_Your task:_
Do not repeat pictures. Repeat exactly the lines of the listing below from its first line through the line with "grounds = [690000, 690000]".

_Source material:_
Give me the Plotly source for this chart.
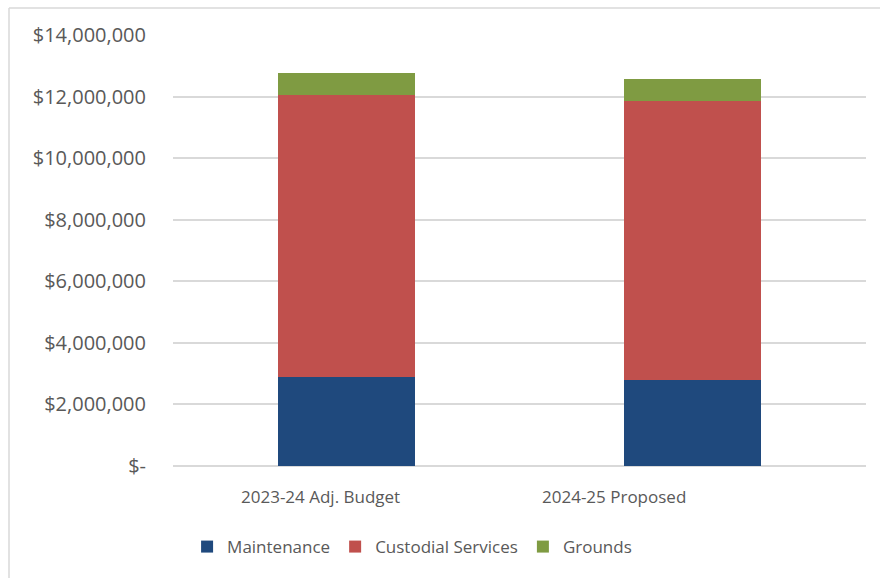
import plotly.graph_objects as go

categories = ["2023-24 Adj. Budget", "2024-25 Proposed"]
maintenance = [2900000, 2780000]
custodial = [9160000, 9090000]
grounds = [690000, 690000]

series = [
    ("Maintenance", maintenance, "#1F497D"),
    ("Custodial Services", custodial, "#C0504D"),
    ("Grounds", grounds, "#7F9B42"),
]

tick_vals = [0, 2000000, 4000000, 6000000, 8000000, 10000000, 12000000, 14000000]
tick_text = ["$-", "$2,000,000", "$4,000,000", "$6,000,000", "$8,000,000",
             "$10,000,000", "$12,000,000", "$14,000,000"]

W, H = 880, 578
ML, MR, MT, MB = 173, 14, 35, 112
FONT = "Open Sans"
GREY = "#595959"

fig = go.Figure()
for name, vals, color in series:
    fig.add_trace(go.Bar(
        x=categories, y=vals, name=name,
        marker=dict(color=color, line=dict(width=0)),
        width=0.395,
    ))

# category labels sit slightly left of the bar centres
label_shift = [-26, -79]
for cat, dx in zip(categories, label_shift):
    fig.add_annotation(x=cat, y=0, xref="x", yref="y", text=cat,
                       showarrow=False, yanchor="top", yshift=-17, xshift=dx,
                       font=dict(family=FONT, size=17, color=GREY))

# chart frame (top and left edges)
pw, ph = W - ML - MR, H - MT - MB
def px(x):
    return (x - ML) / pw
def py(y):
    return (H - MB - y) / ph
fig.add_shape(type="line", xref="paper", yref="paper",
              x0=px(9), x1=px(880), y0=py(8), y1=py(8),
              line=dict(color="#D9D9D9", width=1.5))
fig.add_shape(type="line", xref="paper", yref="paper",
              x0=px(9), x1=px(9), y0=py(8), y1=py(578),
              line=dict(color="#D9D9D9", width=1.5))

fig.update_layout(
    width=W, height=H,
    margin=dict(l=ML, r=MR, t=MT, b=MB),
    barmode="stack",
    plot_bgcolor="white", paper_bgcolor="white",
    font=dict(family=FONT, size=17, color=GREY),
    showlegend=True,
    legend=dict(orientation="h", x=0.345, xanchor="center", y=-0.188, yanchor="middle",
                font=dict(family=FONT, size=17, color=GREY),
                traceorder="normal", itemwidth=30),
    xaxis=dict(showticklabels=False, showgrid=False, zeroline=False,
               showline=False, ticks=""),
    yaxis=dict(range=[0, 14000000], tickvals=tick_vals, ticktext=tick_text,
               showgrid=True, gridcolor="#D9D9D9", gridwidth=1.5,
               zeroline=True, zerolinecolor="#D9D9D9", zerolinewidth=1.5,
               ticks="", ticklabelstandoff=26,
               tickfont=dict(family=FONT, size=20, color=GREY)),
)

fig.write_html("out.html")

_Solution to the exercise:_
Give me the Plotly source for this chart.
import plotly.graph_objects as go

categories = ["2023-24 Adj. Budget", "2024-25 Proposed"]
maintenance = [2900000, 2780000]
custodial = [9160000, 9090000]
grounds = [690000, 690000]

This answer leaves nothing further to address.